• _WHAT TO DO_
All the data below goes into the copy word for word, but the pictures don't.

• _SUPPLIED DATA_
[START]
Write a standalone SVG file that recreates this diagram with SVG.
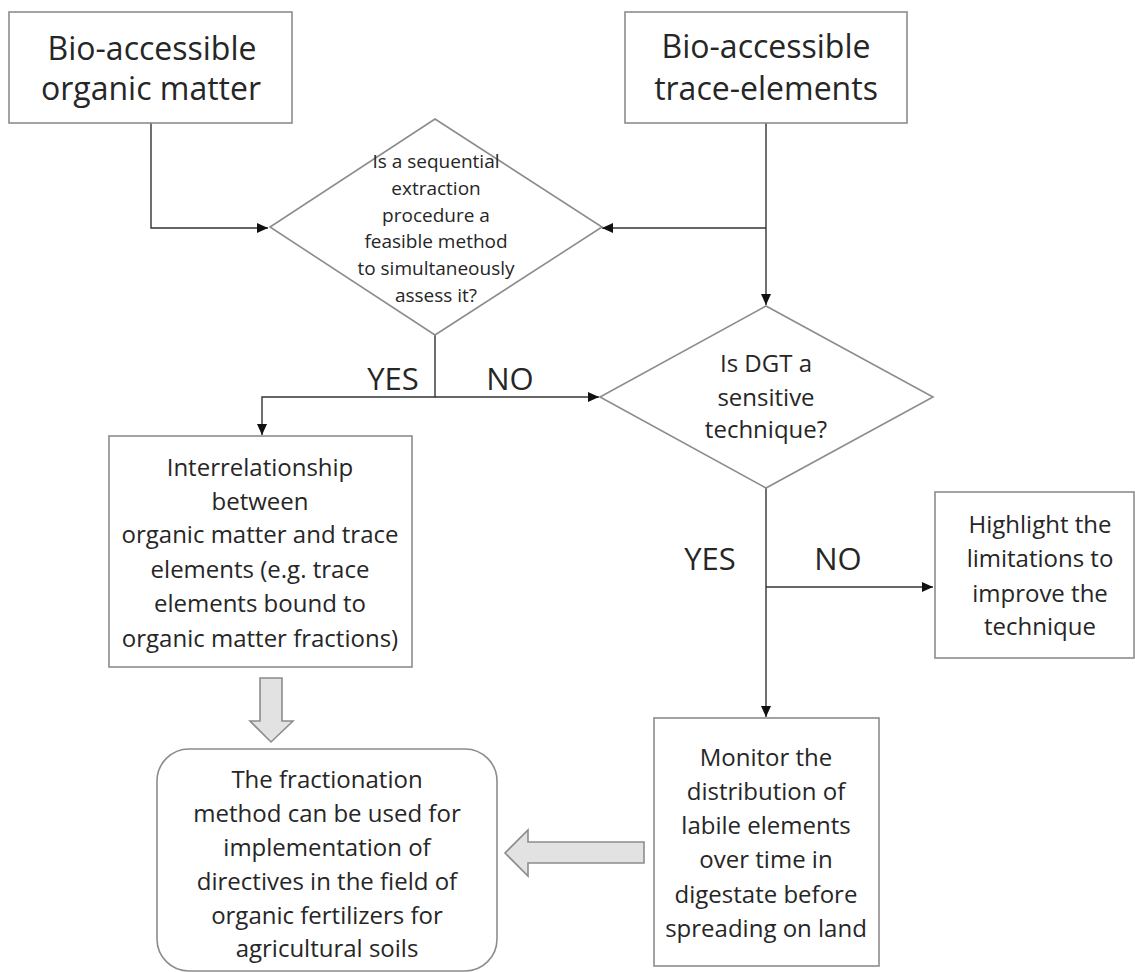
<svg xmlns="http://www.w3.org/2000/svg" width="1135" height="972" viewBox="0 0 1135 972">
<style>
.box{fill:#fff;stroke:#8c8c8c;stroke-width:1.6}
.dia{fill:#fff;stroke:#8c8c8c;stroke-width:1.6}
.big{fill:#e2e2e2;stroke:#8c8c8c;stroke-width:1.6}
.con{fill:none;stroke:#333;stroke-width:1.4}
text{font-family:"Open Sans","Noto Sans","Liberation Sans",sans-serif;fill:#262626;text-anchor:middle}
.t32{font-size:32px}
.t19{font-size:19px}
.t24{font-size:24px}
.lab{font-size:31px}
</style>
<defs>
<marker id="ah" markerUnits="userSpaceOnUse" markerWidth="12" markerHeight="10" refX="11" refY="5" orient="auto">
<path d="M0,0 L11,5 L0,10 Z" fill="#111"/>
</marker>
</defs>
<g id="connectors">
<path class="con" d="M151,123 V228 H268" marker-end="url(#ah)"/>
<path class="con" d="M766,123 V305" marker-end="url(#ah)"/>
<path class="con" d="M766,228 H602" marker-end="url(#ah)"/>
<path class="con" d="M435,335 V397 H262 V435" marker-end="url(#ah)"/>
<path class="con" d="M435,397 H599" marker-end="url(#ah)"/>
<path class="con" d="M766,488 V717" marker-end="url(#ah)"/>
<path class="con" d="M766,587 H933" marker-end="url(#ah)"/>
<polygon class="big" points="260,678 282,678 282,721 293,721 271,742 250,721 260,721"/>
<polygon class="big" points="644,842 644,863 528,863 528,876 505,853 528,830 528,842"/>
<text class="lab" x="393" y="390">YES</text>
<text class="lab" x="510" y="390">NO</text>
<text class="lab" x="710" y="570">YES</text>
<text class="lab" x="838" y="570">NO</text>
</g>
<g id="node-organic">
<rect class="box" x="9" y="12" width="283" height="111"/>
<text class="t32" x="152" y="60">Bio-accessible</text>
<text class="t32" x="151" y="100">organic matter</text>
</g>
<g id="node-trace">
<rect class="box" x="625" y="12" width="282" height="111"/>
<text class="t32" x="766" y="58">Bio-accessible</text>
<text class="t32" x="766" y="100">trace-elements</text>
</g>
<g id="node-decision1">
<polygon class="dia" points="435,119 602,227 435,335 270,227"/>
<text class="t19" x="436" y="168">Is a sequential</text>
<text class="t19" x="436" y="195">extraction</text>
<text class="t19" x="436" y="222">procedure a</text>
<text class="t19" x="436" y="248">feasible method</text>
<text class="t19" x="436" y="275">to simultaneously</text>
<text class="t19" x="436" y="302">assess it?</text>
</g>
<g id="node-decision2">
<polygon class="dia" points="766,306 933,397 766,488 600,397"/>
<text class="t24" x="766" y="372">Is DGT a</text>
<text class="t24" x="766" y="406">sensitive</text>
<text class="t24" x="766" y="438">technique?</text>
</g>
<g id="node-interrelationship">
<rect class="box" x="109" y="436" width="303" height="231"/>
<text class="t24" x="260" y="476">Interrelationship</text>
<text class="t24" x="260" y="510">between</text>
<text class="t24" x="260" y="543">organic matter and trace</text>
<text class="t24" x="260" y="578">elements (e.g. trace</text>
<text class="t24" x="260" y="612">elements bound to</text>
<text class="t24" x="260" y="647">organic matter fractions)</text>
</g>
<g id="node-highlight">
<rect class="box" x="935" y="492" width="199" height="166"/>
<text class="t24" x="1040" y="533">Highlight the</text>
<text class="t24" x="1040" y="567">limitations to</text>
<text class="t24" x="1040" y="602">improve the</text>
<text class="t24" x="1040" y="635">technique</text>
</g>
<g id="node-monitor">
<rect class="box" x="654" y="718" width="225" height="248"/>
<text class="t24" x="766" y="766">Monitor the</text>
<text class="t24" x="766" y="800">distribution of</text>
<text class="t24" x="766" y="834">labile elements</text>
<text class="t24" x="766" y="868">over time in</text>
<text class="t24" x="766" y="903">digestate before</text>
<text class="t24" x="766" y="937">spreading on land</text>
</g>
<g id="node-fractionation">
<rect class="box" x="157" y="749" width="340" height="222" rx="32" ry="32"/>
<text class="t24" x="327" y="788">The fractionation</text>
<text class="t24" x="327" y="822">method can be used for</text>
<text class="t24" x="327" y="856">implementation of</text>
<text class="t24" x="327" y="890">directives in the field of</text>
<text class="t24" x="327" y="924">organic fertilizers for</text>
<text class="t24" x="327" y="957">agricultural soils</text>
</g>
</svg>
[END]
• _RESULT OF THIS TASK_
Write a standalone SVG file that recreates this diagram with SVG.
<svg xmlns="http://www.w3.org/2000/svg" width="1135" height="972" viewBox="0 0 1135 972">
<style>
.box{fill:#fff;stroke:#8c8c8c;stroke-width:1.6}
.dia{fill:#fff;stroke:#8c8c8c;stroke-width:1.6}
.big{fill:#e2e2e2;stroke:#8c8c8c;stroke-width:1.6}
.con{fill:none;stroke:#333;stroke-width:1.4}
text{font-family:"Open Sans","Noto Sans","Liberation Sans",sans-serif;fill:#262626;text-anchor:middle}
.t32{font-size:32px}
.t19{font-size:19px}
.t24{font-size:24px}
.lab{font-size:31px}
</style>
<defs>
<marker id="ah" markerUnits="userSpaceOnUse" markerWidth="12" markerHeight="10" refX="11" refY="5" orient="auto">
<path d="M0,0 L11,5 L0,10 Z" fill="#111"/>
</marker>
</defs>
<g id="connectors">
<path class="con" d="M151,123 V228 H268" marker-end="url(#ah)"/>
<path class="con" d="M766,123 V305" marker-end="url(#ah)"/>
<path class="con" d="M766,228 H602" marker-end="url(#ah)"/>
<path class="con" d="M435,335 V397 H262 V435" marker-end="url(#ah)"/>
<path class="con" d="M435,397 H599" marker-end="url(#ah)"/>
<path class="con" d="M766,488 V717" marker-end="url(#ah)"/>
<path class="con" d="M766,587 H933" marker-end="url(#ah)"/>
<polygon class="big" points="260,678 282,678 282,721 293,721 271,742 250,721 260,721"/>
<polygon class="big" points="644,842 644,863 528,863 528,876 505,853 528,830 528,842"/>
<text class="lab" x="393" y="390">YES</text>
<text class="lab" x="510" y="390">NO</text>
<text class="lab" x="710" y="570">YES</text>
<text class="lab" x="838" y="570">NO</text>
</g>
<g id="node-organic">
<rect class="box" x="9" y="12" width="283" height="111"/>
<text class="t32" x="152" y="60">Bio-accessible</text>
<text class="t32" x="151" y="100">organic matter</text>
</g>
<g id="node-trace">
<rect class="box" x="625" y="12" width="282" height="111"/>
<text class="t32" x="766" y="58">Bio-accessible</text>
<text class="t32" x="766" y="100">trace-elements</text>
</g>
<g id="node-decision1">
<polygon class="dia" points="435,119 602,227 435,335 270,227"/>
<text class="t19" x="436" y="168">Is a sequential</text>
<text class="t19" x="436" y="195">extraction</text>
<text class="t19" x="436" y="222">procedure a</text>
<text class="t19" x="436" y="248">feasible method</text>
<text class="t19" x="436" y="275">to simultaneously</text>
<text class="t19" x="436" y="302">assess it?</text>
</g>
<g id="node-decision2">
<polygon class="dia" points="766,306 933,397 766,488 600,397"/>
<text class="t24" x="766" y="372">Is DGT a</text>
<text class="t24" x="766" y="406">sensitive</text>
<text class="t24" x="766" y="438">technique?</text>
</g>
<g id="node-interrelationship">
<rect class="box" x="109" y="436" width="303" height="231"/>
<text class="t24" x="260" y="476">Interrelationship</text>
<text class="t24" x="260" y="510">between</text>
<text class="t24" x="260" y="543">organic matter and trace</text>
<text class="t24" x="260" y="578">elements (e.g. trace</text>
<text class="t24" x="260" y="612">elements bound to</text>
<text class="t24" x="260" y="647">organic matter fractions)</text>
</g>
<g id="node-highlight">
<rect class="box" x="935" y="492" width="199" height="166"/>
<text class="t24" x="1040" y="533">Highlight the</text>
<text class="t24" x="1040" y="567">limitations to</text>
<text class="t24" x="1040" y="602">improve the</text>
<text class="t24" x="1040" y="635">technique</text>
</g>
<g id="node-monitor">
<rect class="box" x="654" y="718" width="225" height="248"/>
<text class="t24" x="766" y="766">Monitor the</text>
<text class="t24" x="766" y="800">distribution of</text>
<text class="t24" x="766" y="834">labile elements</text>
<text class="t24" x="766" y="868">over time in</text>
<text class="t24" x="766" y="903">digestate before</text>
<text class="t24" x="766" y="937">spreading on land</text>
</g>
<g id="node-fractionation">
<rect class="box" x="157" y="749" width="340" height="222" rx="32" ry="32"/>
<text class="t24" x="327" y="788">The fractionation</text>
<text class="t24" x="327" y="822">method can be used for</text>
<text class="t24" x="327" y="856">implementation of</text>
<text class="t24" x="327" y="890">directives in the field of</text>
<text class="t24" x="327" y="924">organic fertilizers for</text>
<text class="t24" x="327" y="957">agricultural soils</text>
</g>
</svg>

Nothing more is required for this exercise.